The method further contemplates having the step of connecting a fiber optic cable to the UTA.

In another embodiment of the method, it is contemplated that the interfaces can be connected to one or more of the following devices: a pressure transducer, a temperature transducer; a flow sensor, a choke, a pig detector, a sand detector, a smart well device, or combinations of these devices. Additionally, in the connecting step for the interfaces, the interfaces can be connected to a subsea control module, a running tool; a flying lead deployment running tool, a choke running tool, an insert tool, and combinations of these. The interfaces can be engaged or disconnected using an ROV or a diver or both.

Variations can occur within the scope of this invention and various methods for using the equipment are contemplated within the scope of this invention.

It will be appreciated by one skilled in the art based on this disclosure that variations and modifications may be made to the embodiments of the invention without departing from the spirit or scope of the invention as set forth in the accompanying claims. It is intended that all such variations and modifications fall within the scope of the present invention as claimed.

Further features and advantages of the invention will be apparent from the specification and the drawing.

Claims

1. A subsea umbilical termination assembly (UTA) for use with a launch system mounted on a vessel, wherein said UTA comprises:i. a lift point; ii. a connector connected to said lift point; iii. a guide surrounding the connector; iv. a housing connected to said guide, and further wherein said housing comprises: a mandrel for engaging the connector and at least one interface for connecting between a member of the group: an electrical umbilical, a fiber optic cable, and a hydraulic umbilical; v. a plurality of flying leads connected to said housing; vi. a base connected to said housing, vii. an emergency quick disconnect connected to the mandrel, comprising a hydraulic connector which engages hydraulic pistons which can then disengage a plurality of locking dogs, enabling the hydraulic connector to disengage from the UTA.

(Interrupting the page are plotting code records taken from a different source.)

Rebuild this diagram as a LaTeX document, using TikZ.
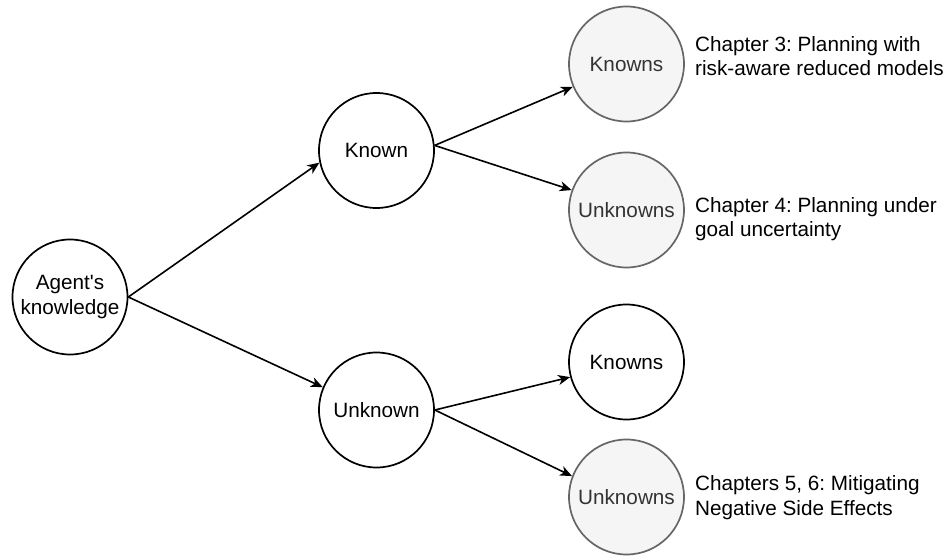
\documentclass[tikz,border=0pt]{standalone}
\usepackage{fontspec}
\setmainfont{Liberation Sans}
\usetikzlibrary{arrows.meta}
\definecolor{softfill}{HTML}{F5F5F5}
\definecolor{softline}{HTML}{666666}
\definecolor{softtext}{HTML}{333333}
\frenchspacing
\begin{document}
\begin{tikzpicture}[x=1pt,y=-1pt,
  every node/.style={font=\fontsize{20.7}{24.5}\selectfont},
  state/.style={circle,draw=black,fill=white,line width=1.7pt,minimum size=115pt,inner sep=0pt,align=center},
  faded/.style={state,draw=softline,fill=softfill,text=softtext},
  note/.style={anchor=west,align=left,inner sep=0pt},
  link/.style={line width=1.6pt,-{Stealth[length=12pt,width=10pt,inset=3.5pt]}}]
\useasboundingbox (0,0) rectangle (951,556);

% tree of nodes
\node[state] (agent) at (70,297) {Agent\textquotesingle s\\knowledge};
\node[state] (known) at (376.5,150.5) {Known};
\node[state] (unknown) at (376.5,410) {Unknown};
\node[faded] (kk) at (626.5,64) {Knowns};
\node[faded] (ku) at (626.5,210) {Unknowns};
\node[state] (uk) at (626.5,362) {Knowns};
\node[faded] (uu) at (626.5,497) {Unknowns};

% chapter notes
\node[note] (n1) at (695,56) {Chapter 3: Planning with\\risk-aware reduced models};
\node[note] (n2) at (695,219) {Chapter 4: Planning under\\goal uncertainty};
\node[note] (n3) at (695,497.5) {Chapters 5, 6: Mitigating\\Negative Side Effects};

% connectors
\draw[link] (agent.east) -- (known.192);
\draw[link] (agent.east) -- (unknown.157);
\draw[link] (known.5) -- (kk.203);
\draw[link] (known.5) -- (ku.160);
\draw[link] (unknown.east) -- (uk.195);
\draw[link] (unknown.east) -- (uu.159);
\end{tikzpicture}
\end{document}
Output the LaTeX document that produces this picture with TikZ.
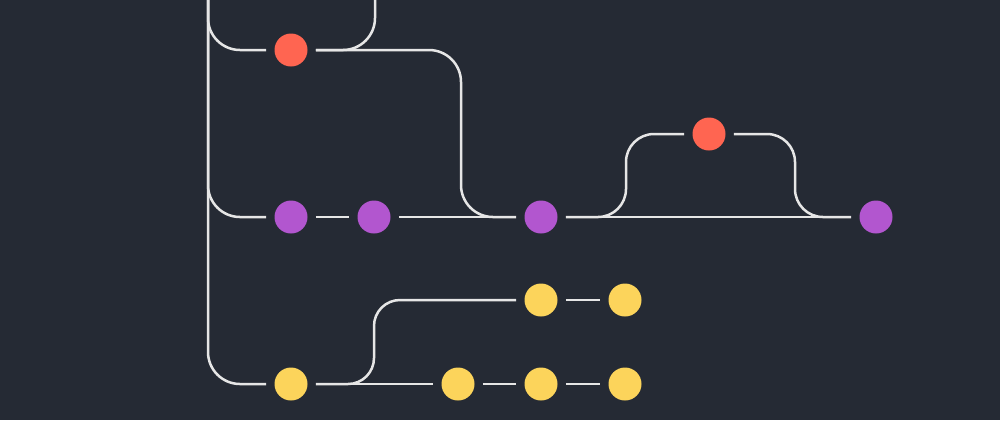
\documentclass[tikz,border=0pt]{standalone}
\begin{document}
\begin{tikzpicture}[x=0.5pt,y=-0.5pt,
  commit/.style={circle,minimum size=16.5pt,inner sep=0pt,outer sep=4.2pt},
  redc/.style={commit,fill=cred},
  purc/.style={commit,fill=cpur},
  yelc/.style={commit,fill=cyel},
  wire/.style={draw=cline,line width=1.25pt},
  rca/.style={wire,rounded corners=16pt},
  rcb/.style={wire,rounded corners=14pt},
  rcc/.style={wire,rounded corners=13pt}]
\definecolor{cbg}{HTML}{252A34}
\definecolor{cred}{HTML}{FF6551}
\definecolor{cpur}{HTML}{B256CF}
\definecolor{cyel}{HTML}{FCD45B}
\definecolor{cline}{HTML}{E6E6E6}
\fill[cbg] (0,0) rectangle (1000,420);
\useasboundingbox (0,0) rectangle (1000,420);
% commits
\node[redc] (r1) at (291,50) {};
\node[redc] (r2) at (709,134) {};
\node[purc] (p1) at (291,217) {};
\node[purc] (p2) at (374,217) {};
\node[purc] (p3) at (541,217) {};
\node[purc] (p4) at (876,217) {};
\node[yelc] (y1) at (291,384) {};
\node[yelc] (y2) at (458,384) {};
\node[yelc] (y3) at (541,384) {};
\node[yelc] (y4) at (625,384) {};
\node[yelc] (y5) at (541,300) {};
\node[yelc] (y6) at (625,300) {};
\coordinate (ttop) at (208,-20);
\coordinate (rtop) at (375,-20);
% trunk and its branches
\draw[rca] (ttop) |- (y1);
\draw[rca] (ttop) |- (p1);
\draw[rca] (ttop) |- (r1);
\draw[rca] (rtop) |- (r1);
\draw[rca] (r1) -| (461,217) -- (p3);
% purple line
\draw[wire] (p1) -- (p2);
\draw[wire] (p2) -- (p3);
\draw[wire] (p3) -- (p4);
\draw[rcb] (p3) -| (626,134) -- (r2);
\draw[rcb] (r2) -| (795,217) -- (p4);
% yellow lines
\draw[wire] (y1) -- (y2);
\draw[wire] (y2) -- (y3);
\draw[wire] (y3) -- (y4);
\draw[wire] (y5) -- (y6);
\draw[rcc] (y1) -| (374,300) -- (y5);
\end{tikzpicture}
\end{document}
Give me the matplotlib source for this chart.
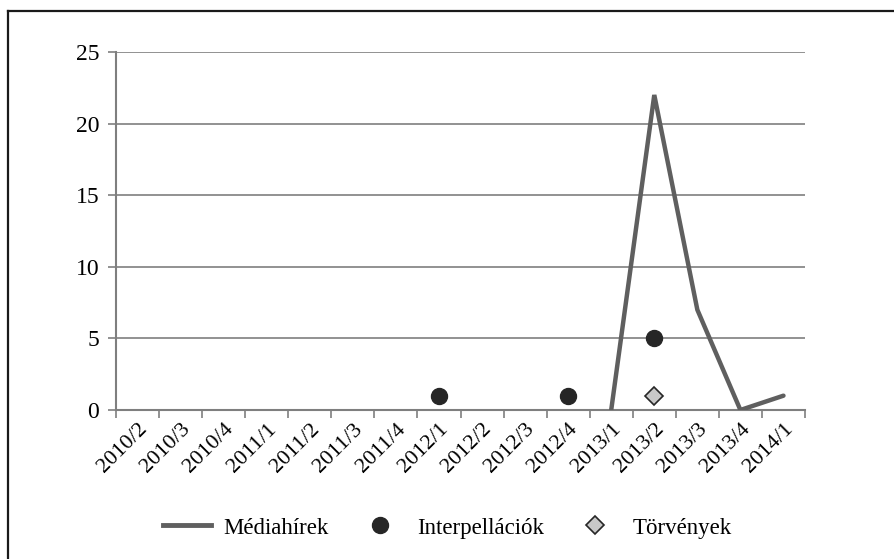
import matplotlib
matplotlib.use("Agg")
import matplotlib.pyplot as plt
import numpy as np
from matplotlib.lines import Line2D

categories = ["2010/2", "2010/3", "2010/4", "2011/1", "2011/2", "2011/3", "2011/4",
              "2012/1", "2012/2", "2012/3", "2012/4", "2013/1", "2013/2", "2013/3",
              "2013/4", "2014/1"]
media = [None]*11 + [0, 22, 7, 0, 1]
interp = [None]*7 + [1, None, None, 1, None, 5, None, None, None]
torv = [None]*12 + [1, None, None, None]
legend_labels = ["Médiahírek", "Interpellációk", "Törvények"]

plt.rcParams['font.family'] = ['Liberation Serif', 'DejaVu Serif']

W, H = 894, 559
fig = plt.figure(figsize=(W/100, H/100), dpi=100)
ax = fig.add_axes([116/W, 1-410/H, (805-116)/W, (410-52)/H])

x = np.arange(len(categories))
m = np.array([np.nan if v is None else v for v in media], float)
ip = np.array([np.nan if v is None else v for v in interp], float)
tv = np.array([np.nan if v is None else v for v in torv], float)

ax.plot(x, m, color="#5f5f5f", lw=3.2, solid_capstyle="round", solid_joinstyle="miter", zorder=3)
ax.plot(x, ip, ls="none", marker="o", ms=11.5, color="#262626", zorder=4)
ax.plot(x, tv, ls="none", marker="D", ms=9, mfc="#c8c8c8", mec="#262626", mew=1.2, zorder=4)

ax.set_xlim(-0.5, len(categories)-0.5)
ax.set_ylim(0, 25)
ax.set_yticks(range(0, 26, 5))
ax.yaxis.grid(True, color="#7f7f7f", lw=1.2)
ax.set_axisbelow(True)

ax.set_xticks(np.arange(-0.5, len(categories), 1))
ax.set_xticklabels([])
ax.set_xticks(x, minor=True)
ax.set_xticklabels(categories, minor=True, rotation=45, ha="right", va="top",
                   rotation_mode="anchor", fontsize=16)
ax.tick_params(axis="x", which="major", length=6, width=1.2, color="#7f7f7f", direction="out")
ax.tick_params(axis="x", which="minor", length=0, pad=7)
ax.tick_params(axis="y", length=6, width=1.2, color="#7f7f7f", labelsize=17, pad=6)

for s in ["top", "right"]:
    ax.spines[s].set_visible(False)
for s in ["left", "bottom"]:
    ax.spines[s].set_color("#7f7f7f")
    ax.spines[s].set_linewidth(1.5)

handles = [Line2D([], [], color="#5f5f5f", lw=3.5),
           Line2D([], [], ls="none", marker="o", ms=11.5, color="#262626"),
           Line2D([], [], ls="none", marker="D", ms=9, mfc="#c8c8c8", mec="#262626", mew=1.2)]
fig.legend(handles, legend_labels, loc="center",
           bbox_to_anchor=(0.5, 1-528/H), ncol=3, frameon=False, fontsize=16.5,
           handlelength=2.1, columnspacing=1.2, handletextpad=0.55)

# partial frame: top and left edges only
fig.add_artist(Line2D([7.5/W, 1], [1-10.5/H, 1-10.5/H], transform=fig.transFigure,
                      color="#1a1a1a", lw=1.6))
fig.add_artist(Line2D([7.5/W, 7.5/W], [0, 1-10.5/H], transform=fig.transFigure,
                      color="#1a1a1a", lw=1.6))

fig.savefig("out.png", dpi=100)
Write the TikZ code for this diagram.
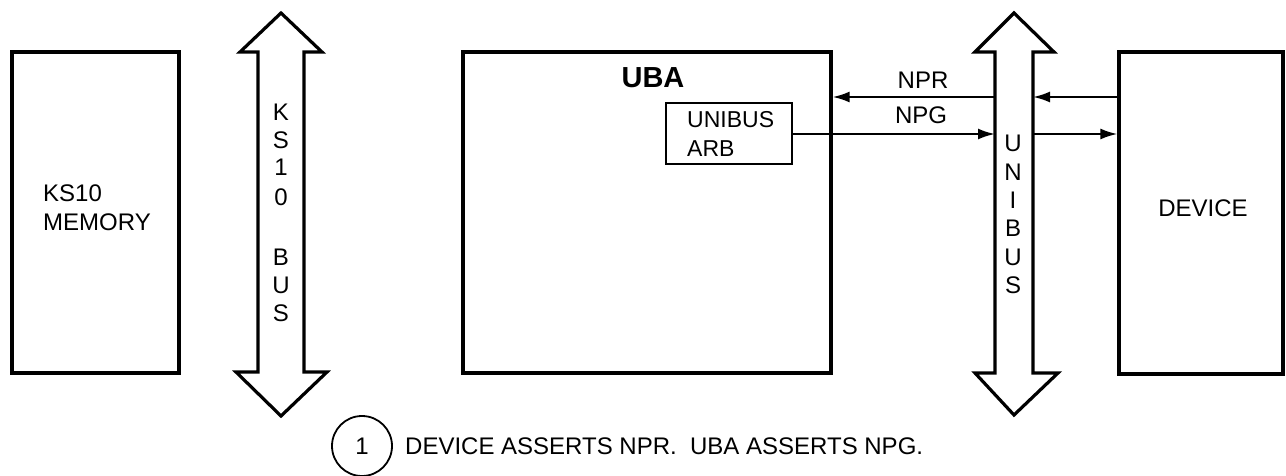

2. The subsea umbilical termination assembly of claim 1, wherein said lift point is a pad eye.

3. The subsea umbilical termination assembly of claim 1, wherein said guide is a funnel.

4. The subsea umbilical termination assembly of claim 1, wherein said base further comprises four stabilizing connections, each disposed on a corner of said base to add stability to the UTA.

5. The subsea umbilical termination assembly of claim 1, wherein said base provides storage for said plurality of flying leads.

6. The subsea umbilical termination assembly of claim 5, wherein said flying leads are members of the group: hydraulic flying leads, fiber optic flying leads, and electrical flying leads.

7. The subsea umbilical termination assembly of claim 1, wherein said connector is selected from the group: hydraulic connector, mechanical connector, and combinations thereof.

8. The subsea umbilical termination assembly of claim 1, wherein said base is constructed from a material selected from the group: concrete, carbon fiber, steel, and combinations thereof.

9. The subsea umbilical termination assembly of claim 1, wherein said base is a plate.

10. The subsea umbilical termination assembly of claim 1, wherein said base is a perforated metal structure.